Last month Gardner testified at the preliminary trial of Blake Paul, of Moose Factory, Ont., who is accused of second-degree murder. Paul was arrested in 2012 in Cape Breton, N.S.
Gardner apparently was reluctant to testify and she was warned by officials that if she didn’t testify she would be held in custody until the trial, scheduled for later this year, according to Doug Johnson Hatlem, a street pastor with Sanctuary, an organization in Toronto that helps struggling people.

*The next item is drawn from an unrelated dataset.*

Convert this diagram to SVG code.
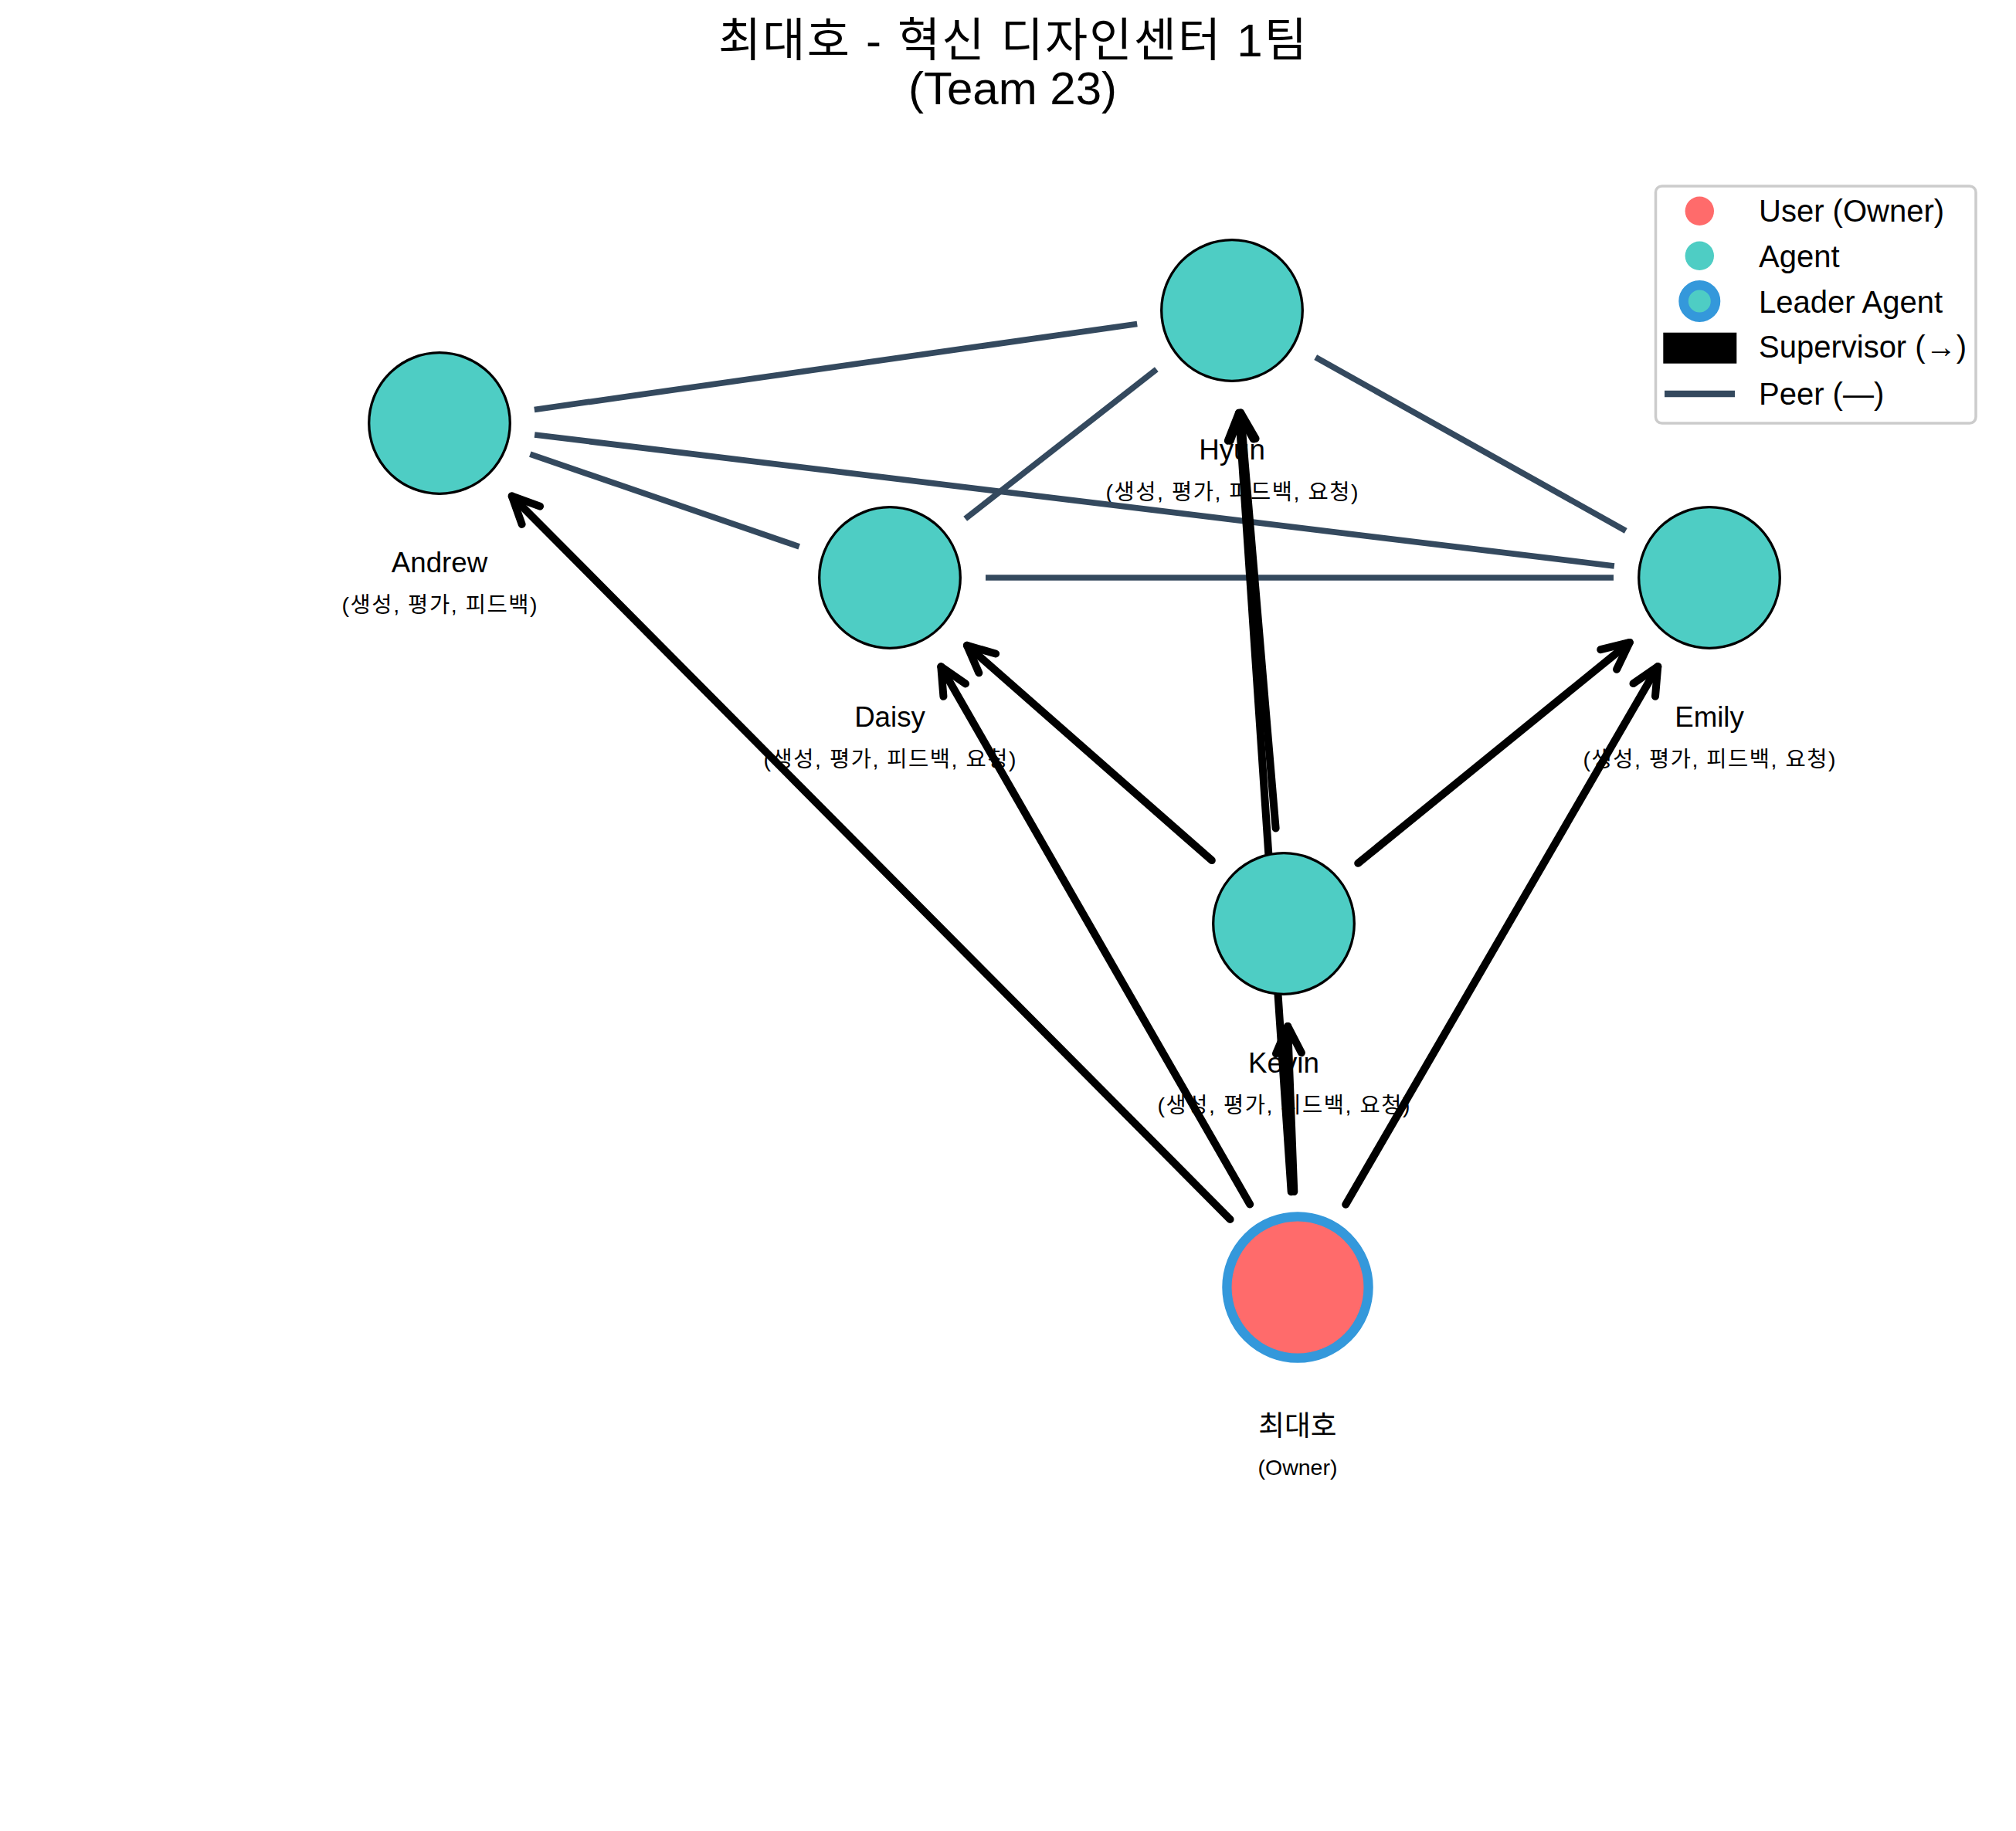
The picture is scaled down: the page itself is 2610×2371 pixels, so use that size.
<svg xmlns="http://www.w3.org/2000/svg" width="2610" height="2371" viewBox="0 0 2610 2371">
<style>
text{font-family:"Liberation Sans","Noto Sans CJK KR",Arial,sans-serif;fill:#000}
.title{font-size:60px;text-anchor:middle}
.name{font-size:36.7px;text-anchor:middle}
.sub{font-size:28.5px;text-anchor:middle}
.leg{font-size:40px}
.peer{stroke:#34495E;stroke-width:7.7;stroke-linecap:butt;fill:none}
.sup{stroke:#000;stroke-width:10;stroke-linecap:round;fill:none;marker-end:url(#ah)}
.agent{fill:#4ECDC4;stroke:#000;stroke-width:3.3}
.owner{fill:#FF6B6B;stroke:#3498DB;stroke-width:12.3}
</style>
<defs>
<marker id="ah" markerUnits="userSpaceOnUse" orient="auto" overflow="visible" markerWidth="1" markerHeight="1" refX="0" refY="0">
<path d="M-35,-16.5 L0,0 L-35,16.5" fill="none" stroke="#000" stroke-width="10" stroke-linecap="round" stroke-linejoin="round"/>
</marker>
</defs>
<rect width="2610" height="2371" fill="#fff"/>
<g id="title">
<text class="title" x="1311" y="73" textLength="762" lengthAdjust="spacing">최대호 - 혁신 디자인센터 1팀</text>
<text class="title" x="1311" y="135">(Team 23)</text>
</g>
<g id="labels">
<text class="name" x="569" y="741">Andrew</text>
<text class="sub" x="569" y="793" textLength="253" lengthAdjust="spacing">(생성, 평가, 피드백)</text>
<text class="name" x="1595" y="595">Hyun</text>
<text class="sub" x="1595" y="647" textLength="327" lengthAdjust="spacing">(생성, 평가, 피드백, 요청)</text>
<text class="name" x="1152" y="941">Daisy</text>
<text class="sub" x="1152" y="993" textLength="327" lengthAdjust="spacing">(생성, 평가, 피드백, 요청)</text>
<text class="name" x="2213" y="941">Emily</text>
<text class="sub" x="2213" y="993" textLength="327" lengthAdjust="spacing">(생성, 평가, 피드백, 요청)</text>
<text class="name" x="1662" y="1389">Kevin</text>
<text class="sub" x="1662" y="1441" textLength="327" lengthAdjust="spacing">(생성, 평가, 피드백, 요청)</text>
<text class="name" x="1680" y="1859">최대호</text>
<text class="sub" x="1680" y="1910">(Owner)</text>
</g>
<g id="connectors">
<line class="peer" x1="691.8" y1="530.5" x2="1472.2" y2="419.5"/>
<line class="peer" x1="686.3" y1="588.2" x2="1034.7" y2="707.8"/>
<line class="peer" x1="692.1" y1="563" x2="2089.9" y2="733"/>
<line class="peer" x1="1497.3" y1="478.3" x2="1249.7" y2="671.7"/>
<line class="peer" x1="1703.2" y1="462.6" x2="2104.8" y2="687.4"/>
<line class="peer" x1="1276" y1="748" x2="2089" y2="748"/>
<line class="sup" x1="1592.6" y1="1579" x2="662.7" y2="642.4"/>
<line class="sup" x1="1618.2" y1="1559.5" x2="1218.3" y2="863.3"/>
<line class="sup" x1="1742.2" y1="1559.7" x2="2146.3" y2="863.1"/>
<line class="sup" x1="1671.7" y1="1543.3" x2="1603.9" y2="534.7"/>
<line class="sup" x1="1675.3" y1="1543.1" x2="1667.1" y2="1328.9"/>
<line class="sup" x1="1651.6" y1="1072.4" x2="1606.2" y2="534.5"/>
<line class="sup" x1="1568.8" y1="1114.1" x2="1251.9" y2="835.8"/>
<line class="sup" x1="1758.2" y1="1117.8" x2="2109.8" y2="831.9"/>
</g>
<g id="node-andrew"><circle class="agent" cx="569" cy="548" r="91.3"/></g>
<g id="node-hyun"><circle class="agent" cx="1595" cy="402" r="91.3"/></g>
<g id="node-daisy"><circle class="agent" cx="1152" cy="748" r="91.3"/></g>
<g id="node-emily"><circle class="agent" cx="2213" cy="748" r="91.3"/></g>
<g id="node-kevin"><circle class="agent" cx="1662" cy="1196" r="91.3"/></g>
<g id="node-owner"><circle class="owner" cx="1680" cy="1667" r="91.6"/></g>
<g id="legend">
<rect x="2143.5" y="241" width="414.5" height="307" rx="8" fill="#fff" fill-opacity="0.8" stroke="#CCCCCC" stroke-width="3.5"/>
<circle cx="2200.3" cy="273.3" r="18.7" fill="#FF6B6B"/>
<text class="leg" x="2277" y="287">User (Owner)</text>
<circle cx="2200.3" cy="331.3" r="18.7" fill="#4ECDC4"/>
<text class="leg" x="2277" y="346">Agent</text>
<circle cx="2200.3" cy="390" r="20.75" fill="#4ECDC4" stroke="#3498DB" stroke-width="12.5"/>
<text class="leg" x="2277" y="405">Leader Agent</text>
<rect x="2153.3" y="430.7" width="95" height="40" fill="#000"/>
<text class="leg" x="2277" y="463">Supervisor (→)</text>
<line x1="2155" y1="510" x2="2246" y2="510" stroke="#34495E" stroke-width="8.3"/>
<text class="leg" x="2277" y="524">Peer (—)</text>
</g>
</svg>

“They did not give her adequate protection for testifying…in a major murder trial where she is being called a rat and being threatened and we had to literally beg to get her a second night in a hotel and she was testifying for five straight days,” said Johnson Hatlem. “They just wanted to give her the first night. She’s homeless. She’s vulnerable.”
It’s not immediately known if Gardner’s death is being treated as suspicious by Toronto police but it’s leaving some to question the timing of the death.
“That’s a potential,” said Johnson Hatlem. “It also could have been an accident. We don’t know that yet but given the circumstances if this isn’t treated at least a little bit suspicious it’s going to be really, really maddening.”
Originally from Nigigoonsiminikaaning First Nation, located 40 km east of Fort Frances, Ont., Gardner was living in Toronto. She often went to Sanctuary for help.
On her Facebook page dozens of people expressed sorrow upon learning of her death.
“I just don’t want to believe it’s true and then I keep seeing everyone post about you being gone,” said one person. “The waves of sorrow are small right now but, I can feel them growing and it hurts more and more when I think I wont be able to walk do the street and see that beautiful smile of yours or get one of those super awesome hugs.”
Police said they couldn’t release any information.